During the period between the end of their second (Sophomore) year and the beginning of their fourth (Senior) year, students in mechanical, electrical, civil, and sanitary and municipal engineering may obtain six months' experience in industrial plants, public service companies, or engineering and contracting firms. This is provided for by a rearrangement of the courses, and by utilizing half of one summer's vacation and the whole of another, and without increasing the time required to obtain the degree or diminishing the classroom instruction. This work is optional and a regular third-year course is provided for those who do not desire to take on the industrial work.

The students enter upon their work as regular employees and are paid current wages for the work which they are doing. They are not placed in one department and left there, but are transferred from one kind of work to another in order to get a broad vision of the business, and a knowledge gained by experience of the most important and difficult of all problems, that of human labor. Their work is thoroughly supervised, they are given prepared lists of leading questions intended to guide them in their work, and they are required to report at frequent intervals about their experiences. When they return to school for a period of study they meet and discuss their experiences with their teachers and their fellow students. This work has been under way for some months and the results are most gratifying.

The Engineering School and the Graduate School of Business Administration now offer jointly five-year programs in engineering and business. There are three such programs with options in mechanical, electrical and civil engineering. The first three years are identical with the corresponding engineering programs, but must include the industrial work of the third year. The fourth and fifth years will be devoted to simultaneous instruction in engineering and business, which includes (a) all the fourth-year work of the corresponding four-year engineering program, and (b) the substance of the program of "industrial management" as offered in the Business School, namely:-- the principles of accounting, factory management, shop accounting, marketing, industrial finance, business policy, labor problems, business economics, and a thesis on a combined engineering and business subject.

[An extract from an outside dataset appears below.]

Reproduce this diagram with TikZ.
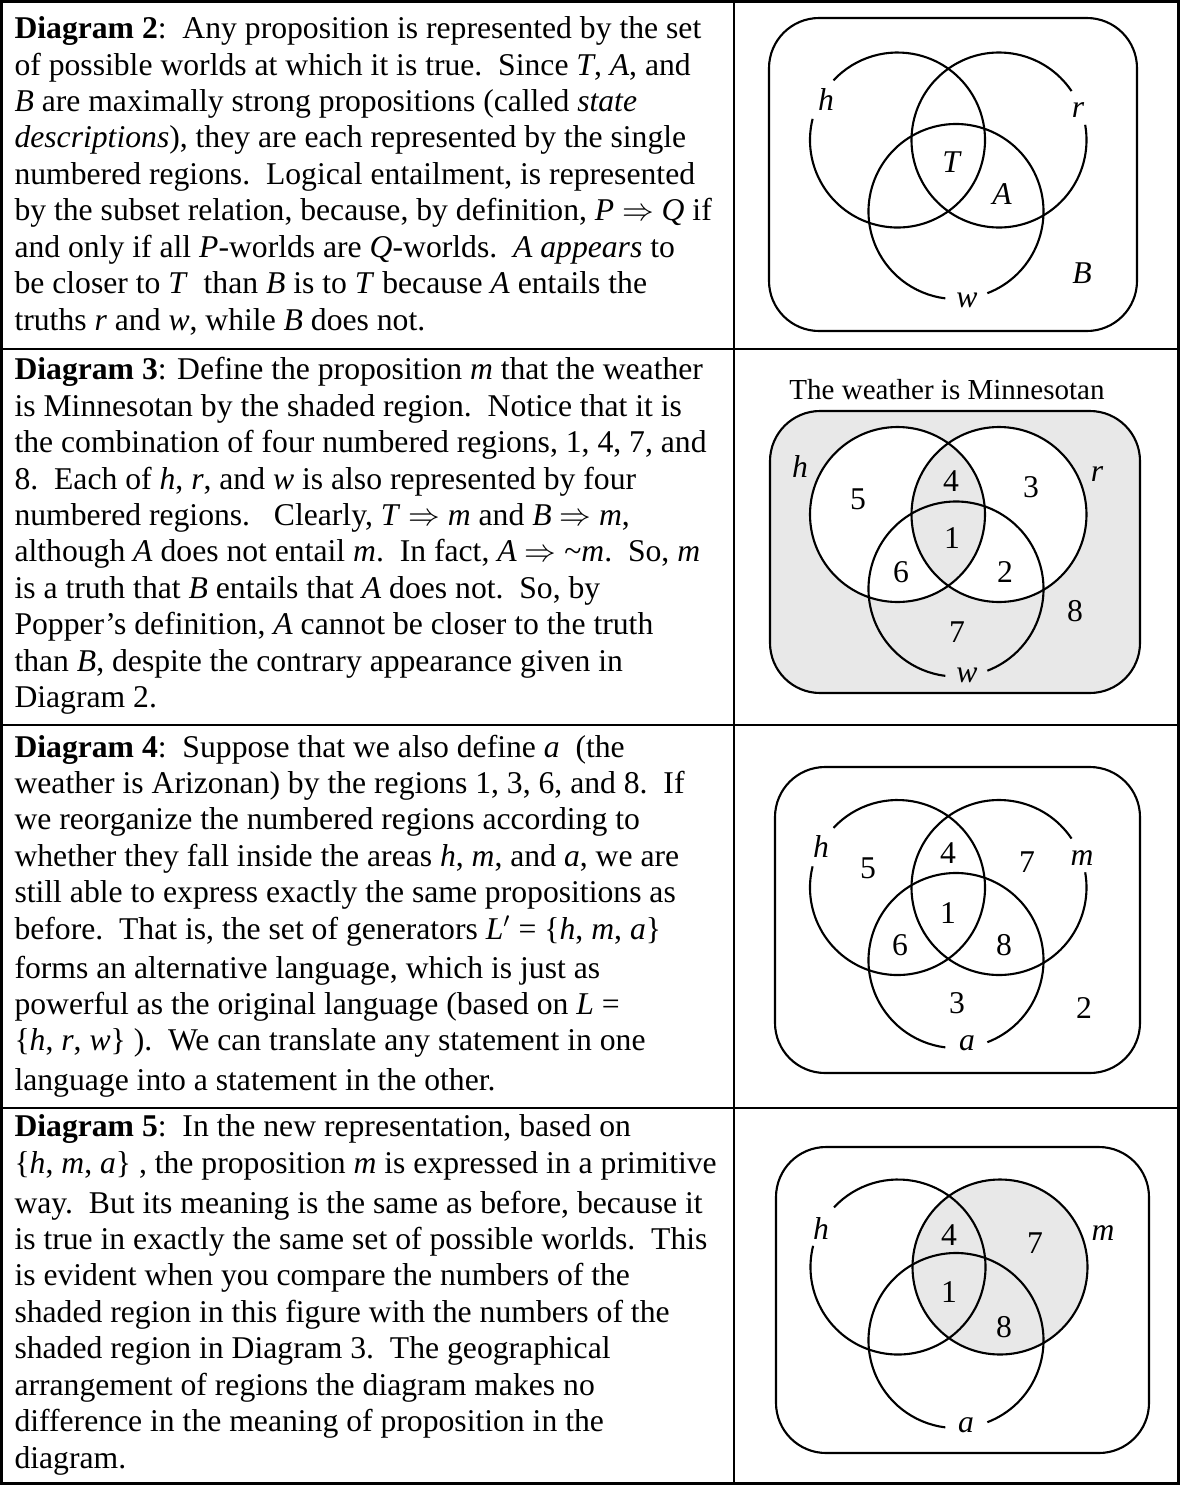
\documentclass[tikz,border=0pt]{standalone}
\usepackage{fontspec}
\setmainfont{Liberation Serif}
\definecolor{mngrey}{gray}{0.91}
\tikzset{
  grid/.style={line width=1.1pt},
  venn/.style={line width=0.8pt},
  world/.style={venn, rounded corners=19pt},
  lbl/.style={inner sep=0pt, font=\fontsize{12}{14}\selectfont},
  para/.style={anchor=base west, align=left, inner sep=0pt, font=\fontsize{12}{13.8}\selectfont}
}
\begin{document}
\begin{tikzpicture}[x=0.379pt, y=0.379pt]
    \useasboundingbox (0,0) rectangle (1180,-1485);
    \draw[grid] (1.3,-1.3) rectangle (1178.7,-1483.7);
    \draw[grid] (734,-1.3) -- (734,-1483.7);
    \foreach \y in {349,725,1108} \draw[grid] (1.3,-\y) -- (1178.7,-\y);

    \node[para] (para2) at (14,-330) {\textbf{Diagram 2}:\ \ Any proposition is represented by the set\\
      of possible worlds at which it is true.\ \ Since \textit{T}, \textit{A}, and\\
      \textit{B} are maximally strong propositions (called \textit{state}\\
      \textit{descriptions}), they are each represented by the single\\
      numbered regions.\ \ Logical entailment, is represented\\
      by the subset relation, because, by definition, \textit{P} $\Rightarrow$ \textit{Q} if\\
      and only if all \textit{P}-worlds are \textit{Q}-worlds.\ \ \textit{A appears} to\\
      be closer to \textit{T}\ \ than \textit{B} is to \textit{T} because \textit{A} entails the\\
      truths \textit{r} and \textit{w}, while \textit{B} does not.};
    \node[para] (para3) at (14,-707.6) {\textbf{Diagram 3}: Define the proposition \textit{m} that the weather\\
      is Minnesotan by the shaded region.\ \ Notice that it is\\
      the combination of four numbered regions, 1, 4, 7, and\\
      8.\ \ Each of \textit{h}, \textit{r}, and \textit{w} is also represented by four\\
      numbered regions.\ \ \ Clearly, \textit{T} $\Rightarrow$ \textit{m} and \textit{B} $\Rightarrow$ \textit{m},\\
      although \textit{A} does not entail \textit{m}.\ \ In fact, \textit{A} $\Rightarrow$ \textasciitilde\textit{m}.\ \ So, \textit{m}\\
      is a truth that \textit{B} entails that \textit{A} does not.\ \ So, by\\
      Popper’s definition, \textit{A} cannot be closer to the truth\\
      than \textit{B}, despite the contrary appearance given in\\
      Diagram 2.};
    \node[para] (para4) at (14,-1090) {\textbf{Diagram 4}:\ \ Suppose that we also define \textit{a}\ \ (the\\
      weather is Arizonan) by the regions 1, 3, 6, and 8.\ \ If\\
      we reorganize the numbered regions according to\\
      whether they fall inside the areas \textit{h}, \textit{m}, and \textit{a}, we are\\
      still able to express exactly the same propositions as\\
      before.\ \ That is, the set of generators \textit{L}$'$ = \{\textit{h}, \textit{m}, \textit{a}\}\\[1pt]
      forms an alternative language, which is just as\\
      powerful as the original language (based on \textit{L} =\\
      \{\textit{h}, \textit{r}, \textit{w}\} ).\ \ We can translate any statement in one\\[1pt]
      language into a statement in the other.};
    \node[para] (para5) at (14,-1468) {\textbf{Diagram 5}:\ \ In the new representation, based on\\
      \{\textit{h}, \textit{m}, \textit{a}\} , the proposition \textit{m} is expressed in a primitive\\[1.4pt]
      way.\ \ But its meaning is the same as before, because it\\
      is true in exactly the same set of possible worlds.\ \ This\\
      is evident when you compare the numbers of the\\
      shaded region in this figure with the numbers of the\\
      shaded region in Diagram 3.\ \ The geographical\\
      arrangement of regions the diagram makes no\\
      difference in the meaning of proposition in the\\
      diagram.};

    \coordinate (h2) at (897.5,-140); \coordinate (r2) at (999,-140); \coordinate (w2) at (956,-211.5);
    \draw[world] (769,-18) rectangle (1137,-331);
    \draw[venn] (h2) ++(166:87.5) arc[start angle=166, end angle=497, radius=87.5];
    \draw[venn] (r2) ++(34:87.5) arc[start angle=34, end angle=370, radius=87.5];
    \draw[venn] (w2) ++(-69:87.5) arc[start angle=-69, end angle=263, radius=87.5];
    \node[lbl] (lh2) at (826,-100) {\textit{h}};  \node[lbl] (lr2) at (1078,-110) {\textit{r}};
    \node[lbl] (lw2) at (967,-300) {\textit{w}};  \node[lbl] (st2) at (952,-162.5) {\textit{T}};
    \node[lbl] (sa2) at (1002,-194) {\textit{A}}; \node[lbl] (sb2) at (1082,-273) {\textit{B}};

    \coordinate (h3) at (897.5,-514.5); \coordinate (r3) at (999,-514.5); \coordinate (w3) at (956,-589);
    \node[font=\fontsize{11}{13}\selectfont, anchor=base, inner sep=0pt] (title3) at (947,-399) {The weather is Minnesotan};
    \fill[mngrey, rounded corners=19pt] (770,-411) rectangle (1140,-693);
    \fill[white, even odd rule] (h3) circle[radius=87.5] (r3) circle[radius=87.5];
    \draw[world] (770,-411) rectangle (1140,-693);
    \draw[venn] (h3) circle[radius=87.5];
    \draw[venn] (r3) circle[radius=87.5];
    \draw[venn] (w3) ++(-69:87.5) arc[start angle=-69, end angle=263, radius=87.5];
    \node[lbl] (lh3) at (800,-467) {\textit{h}};  \node[lbl] (lr3) at (1097,-474) {\textit{r}};
    \node[lbl] (lw3) at (967,-675) {\textit{w}};
    \node[lbl] (n35) at (858,-499) {5}; \node[lbl] (n34) at (951,-481) {4}; \node[lbl] (n33) at (1031,-487) {3};
    \node[lbl] (n31) at (952,-538) {1}; \node[lbl] (n36) at (901,-572) {6}; \node[lbl] (n32) at (1005,-572) {2};
    \node[lbl] (n38) at (1075,-611) {8}; \node[lbl] (n37) at (957,-632) {7};

    \coordinate (h4) at (897.5,-887.5); \coordinate (m4) at (999,-887.5); \coordinate (a4) at (956,-960.5);
    \draw[world] (775,-767) rectangle (1140,-1073);
    \draw[venn] (h4) ++(166:87.5) arc[start angle=166, end angle=497, radius=87.5];
    \draw[venn] (m4) ++(34:87.5) arc[start angle=34, end angle=370, radius=87.5];
    \draw[venn] (a4) ++(-69:87.5) arc[start angle=-69, end angle=263, radius=87.5];
    \node[lbl] (lh4) at (821,-847) {\textit{h}};  \node[lbl] (lm4) at (1082,-858) {\textit{m}};
    \node[lbl] (la4) at (967,-1043) {\textit{a}};
    \node[lbl] (n45) at (868,-868) {5}; \node[lbl] (n44) at (948,-853) {4}; \node[lbl] (n47) at (1027,-862) {7};
    \node[lbl] (n41) at (948,-913) {1}; \node[lbl] (n46) at (900,-945) {6}; \node[lbl] (n48) at (1004,-945) {8};
    \node[lbl] (n43) at (957,-1003) {3}; \node[lbl] (n42) at (1084,-1008) {2};

    \coordinate (h5) at (898,-1267); \coordinate (m5) at (1000,-1267); \coordinate (a5) at (956,-1340.5);
    \fill[mngrey] (m5) circle[radius=87.5];
    \draw[world] (776,-1147) rectangle (1149,-1453);
    \draw[venn] (h5) ++(166:87.5) arc[start angle=166, end angle=497, radius=87.5];
    \draw[venn] (m5) circle[radius=87.5];
    \draw[venn] (a5) ++(-69:87.5) arc[start angle=-69, end angle=263, radius=87.5];
    \node[lbl] (lh5) at (821,-1228) {\textit{h}};  \node[lbl] (lm5) at (1103,-1233) {\textit{m}};
    \node[lbl] (la5) at (966,-1425) {\textit{a}};
    \node[lbl] (n54) at (949,-1235) {4}; \node[lbl] (n57) at (1035,-1243) {7};
    \node[lbl] (n51) at (949,-1292) {1}; \node[lbl] (n58) at (1004,-1327) {8};
\end{tikzpicture}
\end{document}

It is expected that these two groups of courses, together with the training and experience acquired in the industrial work of the third year, will in five years give men who take these programs not only a thorough training in engineering principles but also a sound, well rounded training in business. It is believed that these new five-year courses are the first offered which combine both a thorough engineering and business education in five years.

The policy of these new programs will be continued by a joint committee representing the two faculties; but students will register in the Engineering School. The fourth year will be offered for the first time in 1921-1922, and regularly thereafter the whole program will be offered.

The buildings of the School are well adapted to its present needs and the near future. Since the war the laboratories of mechanical, electrical, civil and sanitary engineering have been entirely rebuilt, brought up to date, and enlarged to about three times their former capacity. The faculty is made up of skilled teachers whose past and present activities cover a wide range of experience; few, if any other faculties include so many teachers of eminence. There is now at the University an Engineering School where young men have the opportunity to obtain technical training of the highest order, and at the same time to participate in the life and activity of the University and absorb its traditions and ideals.